Extend the heterodyne concept to exclude the beam combiner and delay line loss and the loss of light approaches that of a radio interferometer. Imagine what could be seen with optical baselines as large as 7 kilometers for a 30 telescope array configuration.

An example 30-telescope array configuration, with maximum baseline 7 km, minimum baseline 82 m and excellent imaging and baseline-bootstrapping properties.

A heterodyne design is competitive to direct detection designs for detecting this thermal radiation and should be considered as one of the options for PFI. This design has a low-order adaptive optics system creating a collimated beam which is mixed with a laser frequency comb. This mixed signal is then fed into a spectrograph disperses the mixed signal onto an linear array of individual detectors, ideally one for each polarisation. We begin by describing the overall interferometer architecture and sensitivity, then move into plausible designs for the individual components.

At a central N-band wavelength of 11.5 µm, the angular resolution requirement (taken to be λ/B) corresponds to maximum baseline of 7 km. Allowing for some super-resolution might enable baselines to be reduced to 3 km, but not without a reduction in sensitivity due to possible contamination by the disk emission as discussed above. The imaging requirement for PFI is essential because complex structures in the disk could mask planetary signals if ambiguous modelling of interferometric data are needed. The minimum number of baselines is roughly the number of resolution elements across the final image – 400 in our case. This drives PFI to consider a large number of telescopes – of order 30 or more, noting that the number of baselines NB = NT (NT − 1)/2 with NT the number of telescopes. This number of telescopes is inadequate for snapshot imaging, and requires earth rotation synthesis to get the full ∼400 x 400 resolution element image. Snapshot imaging fidelity is arguably not required, as the smallest timescale required to be resolved is ∼ half the rotation period of the proto-Jupiter, or a few hours. Given the need for ground-based observations sensitive to atmospheric conditions to avoid high air-masses, it is also important that earth rotation synthesis can be achieved in only a few hours of observing and not a full night. Taken together, these requirements mean that a 3-arm spiral or a Y-shaped array with a format similar to the VLA is close to optimal.

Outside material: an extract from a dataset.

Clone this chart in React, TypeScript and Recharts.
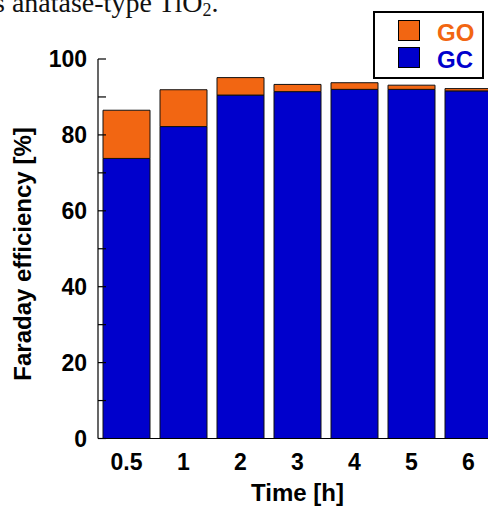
import React from "react";
import { BarChart, Bar, XAxis, YAxis, Legend, Label } from "recharts";

// values
const times = ["0.5", "1", "2", "3", "4", "5", "6"];
const gcValues = [73.8, 82.2, 90.5, 91.4, 92.0, 92.0, 91.6];
const goValues = [12.7, 9.7, 4.6, 1.9, 1.75, 1.1, 0.6];
const yTicks = [0, 10, 20, 30, 40, 50, 60, 70, 80, 90, 100];
const yLabelTicks = [0, 20, 40, 60, 80, 100];

const data = times.map((t, i) => ({ time: t, GC: gcValues[i], GO: goValues[i] }));

const BLUE = "#0000cc";
const ORANGE = "#f26612";
const FONT = "Arial, 'Liberation Sans', sans-serif";

const AXIS_X = 98;
const PLOT_BOTTOM = 438.5;

const YTick = ({ y, payload }: any) => {
  const v = payload.value;
  return (
    <g>
      <line x1={AXIS_X} x2={AXIS_X + 8} y1={y} y2={y} stroke="#000" strokeWidth={1.2} />
      {yLabelTicks.includes(v) && (
        <text x={87} y={y + 8} textAnchor="end" fontFamily={FONT} fontWeight="bold" fontSize={23} fill="#000">
          {v}
        </text>
      )}
    </g>
  );
};

const XTick = ({ x, payload }: any) => (
  <text x={x} y={469.5} textAnchor="middle" fontFamily={FONT} fontWeight="bold" fontSize={23} fill="#000">
    {payload.value}
  </text>
);

const LegendBox = ({ payload }: any) => {
  const items = [...(payload || [])].reverse();
  return (
    <svg width={111} height={68}>
      <rect x={1} y={1} width={109} height={66} fill="#fff" stroke="#000" strokeWidth={2} />
      {items.map((item: any, i: number) => (
        <g key={item.value}>
          <rect x={25.5} y={9.5 + i * 27} width={21} height={20} fill={item.color} stroke="#000" strokeWidth={1} />
          <text x={64} y={29.5 + i * 27} fontFamily={FONT} fontWeight="bold" fontSize={24} fill={item.color}>
            {item.value}
          </text>
        </g>
      ))}
    </svg>
  );
};

export default function App() {
  return (
    <div style={{ position: "absolute", left: 0, top: 0, width: 488, height: 506, overflow: "hidden", background: "#fff" }}>
      <svg width={488} height={30} style={{ position: "absolute", left: 0, top: 0 }}>
        <text x={-6} y={11.5} fontFamily="'Liberation Serif', 'Times New Roman', serif" fontSize={28} fill="#111">
          s anatase-type TiO
          <tspan fontSize={18} dy={4}>2</tspan>
          <tspan dy={-4}>.</tspan>
        </text>
      </svg>
      <BarChart
        width={497}
        height={506}
        data={data}
        margin={{ top: 59, right: 0, bottom: 0, left: 0 }}
        barCategoryGap={5}
        style={{ position: "absolute", left: 0, top: 0 }}
      >
        <Bar dataKey="GC" name="GC" stackId="a" fill={BLUE} stroke="#111" strokeWidth={1} isAnimationActive={false} />
        <Bar dataKey="GO" name="GO" stackId="a" fill={ORANGE} stroke="#111" strokeWidth={1} isAnimationActive={false} />
        <XAxis
          dataKey="time"
          height={506 - PLOT_BOTTOM}
          tickLine={false}
          axisLine={{ stroke: "#000", strokeWidth: 1.2 }}
          tick={<XTick />}
          interval={0}
        >
          <Label
            content={() => (
              <text x={297.5} y={501} textAnchor="middle" fontFamily={FONT} fontWeight="bold" fontSize={24} fill="#000">
                Time [h]
              </text>
            )}
          />
        </XAxis>
        <YAxis
          width={AXIS_X}
          domain={[0, 100]}
          ticks={yTicks}
          interval={0}
          tickLine={false}
          axisLine={{ stroke: "#000", strokeWidth: 1.2 }}
          tick={<YTick />}
        >
          <Label
            content={() => (
              <text
                x={31}
                y={254}
                transform="rotate(-90, 31, 254)"
                textAnchor="middle"
                fontFamily={FONT}
                fontWeight="bold"
                fontSize={24}
                fill="#000"
              >
                Faraday efficiency [%]
              </text>
            )}
          />
        </YAxis>
        <Legend
          layout="horizontal"
          verticalAlign="middle"
          align="center"
          content={<LegendBox />}
          wrapperStyle={{ position: "absolute", left: 373, top: 11, width: 111, height: 68 }}
        />
      </BarChart>
    </div>
  );
}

The largest clear identifiable cost for the array is the telescopes themselves. 30 telescopes of 4 meter diameter is a total size comparable to the Giant Magellan Telescope (GMT) in terms of collecting area. Given the scaling laws of van Belle et al.,5 one might expect the cost of the telescope component for many 4 m telsscopes to be smaller by a factor of ∼2 than GMT, especially given that the telescopes only have to be designed once and constructed many times. In any case, as long as the ratio between instrumentation and telescope costs are not so different for PFI as for extremely large telescopes, a total construction cost in the range $500 million to $1 Billion USD appears plausible. The lower limit on the cost envelope for PFI is the moving mass (structural steel), glass (area) and building (high end commercial space) costs, which is of order 0.1$ Billion USD – this is of course unrealistically small

They have demonstrated that heterodyne interferometry is a plausible competitor to direct detection interferometry for the Planet Formation Imager concept. Critical to the design is mixing starlight with a frequency comb laser in each telescope, dispersing the light in a high-resolution spectrograph and detecting the light mixed with each line of the frequency comb individually. Fringe tracking using direct detection interferometry is still required, but this is significantly simplified by transporting the beams from the telescopes to the delay lines by fiber. The overall cost of the project is likely comparable to the low-end of ELT budgets.